What Is Meditation?
Meditation has gained a lot of popularity in recent years, and many people are receiving the benefits from this wonderful practice. While there are many people that are aware of meditation, there are also many that don’t actually know what meditation is or how to practice it.
What is the purpose of meditation?
There are many reasons why one might be drawn to meditation—curiosity, inner peace, mental stability, relaxation, self-realization, spiritual freedom. Whatever the reason may be for beginning the practice, meditation will soon reveal far more to us than we could have possibly imagined. It is a practice that brings us beyond the superficial layer of everyday thoughts and concerns, and into a deeper awareness of life and of ourselves.
Meditation has been practiced for thousands of years as one of the fundamental and core practices of many spiritual and philosophical traditions. Through meditation, yogis and sages were able to gain profound insights into the nature of reality, some of which are only recently being discovered through modern scientific research.
One of the most notable meditation masters was a man named Siddhartha Gautama, who later became known as “The Buddha” meaning “the one who is awake.” The teachings of the Buddha can be summarized in his statement “perfectly tame your own mind.” The Buddha taught that it is the mind which shapes our experience of life, and when we are ignorant of the mind, it often causes us unnecessary suffering from its blind habits, reactions, and negative thought patterns. If one can become aware of the mind, however, one can see how the mind generates suffering, and one can train it to no longer create unnecessary misery, but instead to be a source of joy and peace. The primary means of training the mind is through the practices of mindfulness and meditation.
Meditation is really a way of being and perceiving, but typically, meditation refers to the traditional practice of seated meditation (link article on how to practice meditation), whereas mindfulness refers to carrying this meditative way of being into our everyday lives. Meditation and mindfulness are complimentary to one another, and are both essentially about bringing our attention to the reality of the present moment as it is, and allowing ourselves to experience life in the present moment without projecting our thoughts, opinions and judgements onto our direct experience.
Meditation and emotions
Though many of us are unaware of it, we are constantly projecting our thoughts onto our immediate experience, and in doing so, we overlook the reality of our experience and often create unnecessary problems for ourselves. We make up stories about our circumstances, we form opinions and beliefs, we impose our judgements and views, and have all kinds of thoughts about life, which really only exist in our minds.
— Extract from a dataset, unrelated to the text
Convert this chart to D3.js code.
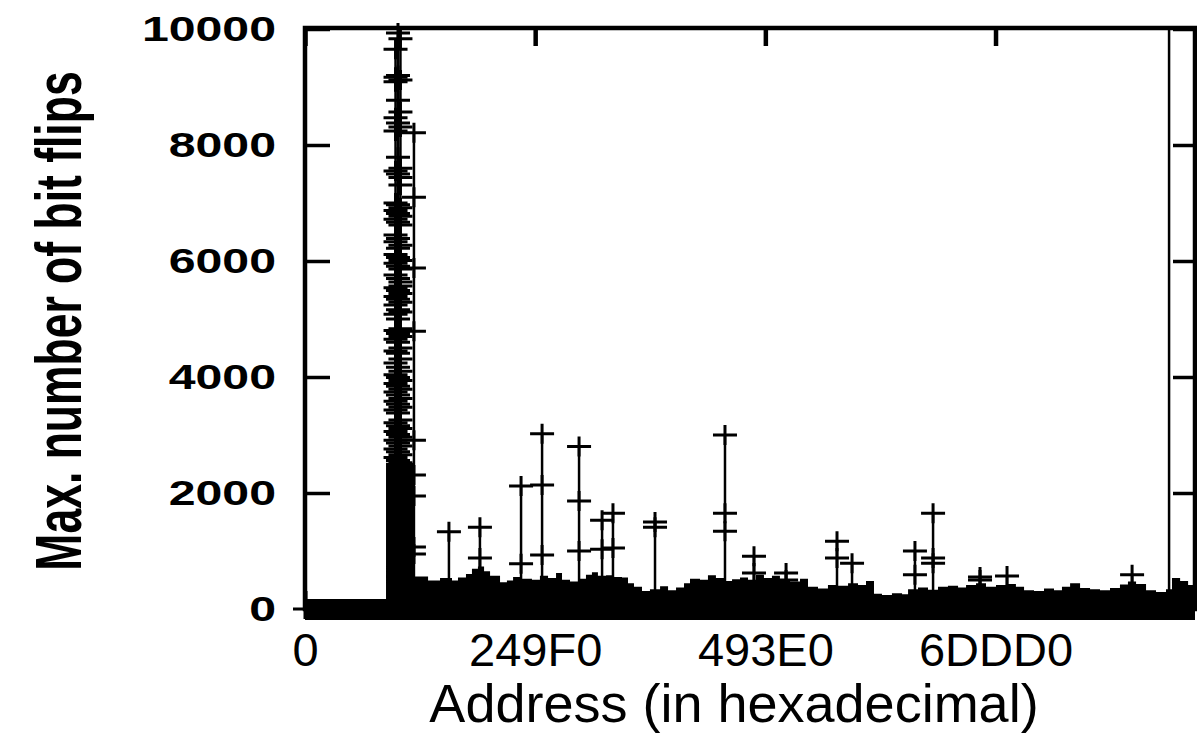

These thoughts can often cause us stress, irritation, anxiety, fear, and a range of other negative emotions. Though essentially, they are only thoughts. When we are unaware of them, they take us on a ride and we experience the ups and downs of this mental roller coaster. When we are aware of them, we can remain as bystanders on the side, watching the ride, allowing it to come and go without getting on board.
Benefits of meditation
Meditation frees us from our thoughts by helping us to be more aware of them, and by helping us realize that there is a distinction between us and our thoughts. Many people unknowingly identify with their thoughts, and believe themselves to be the thinker. The reality is, however, that we are not the voice in our heads, but we are the awareness that recognizes that voice.
Meditation is training to realize your nature as awareness, and to relax as this awareness that you are, without getting pulled away or distracted by thoughts. It is a practice, and like all practices it takes time to master. With practice, you will be able to train your mind so that you can experience peace in the present moment, rather than stress and anxiety from thoughts of the past or future.
While meditation is a practice, the way to approach this practice is very different from any other life practice. It is not really something you do in order to achieve some result. Typically, we measure progress as a successful confirmation that we are doing something right. In nearly every domain of learning this is completely valid and reasonable, but meditation is different. In the practice of meditation, we are not trying to reach some special state, but realize that every state is a special state, every moment a special moment. When we let go of wanting something special to happen, we can begin to actually experience the reality of what is happening here and now—beyond all of our ideas, opinions, beliefs, thoughts, and expectations.
In meditation, you are just paying attention to what is, on purpose, without judging it or interpreting it mentally. In doing so, the regular habit of judging and interpreting begins to change. Through the very act of observing what is, and letting it be as it is, what is begins to transform on its own.
Meditation teaches us that we do not have to wait for the right circumstances to experience peace. Peace is our very nature, and we can experience it right here and now. The movement of the mind is what disturbs our peace, just as the movement of wind disturbs the surface of a pond. Yet, underneath the waves on the surface, the water is always calm and still. Similarly, underneath the waves of our minds, however turbulent they may be, there is peace and stillness. Meditation helps us contact the depths of our being, where peace is always present, regardless of what exists on the surface. With meditation, we can train our minds to no longer disturb our natural state of peace, but rather to abide in the simple joy of being alive in the present moment.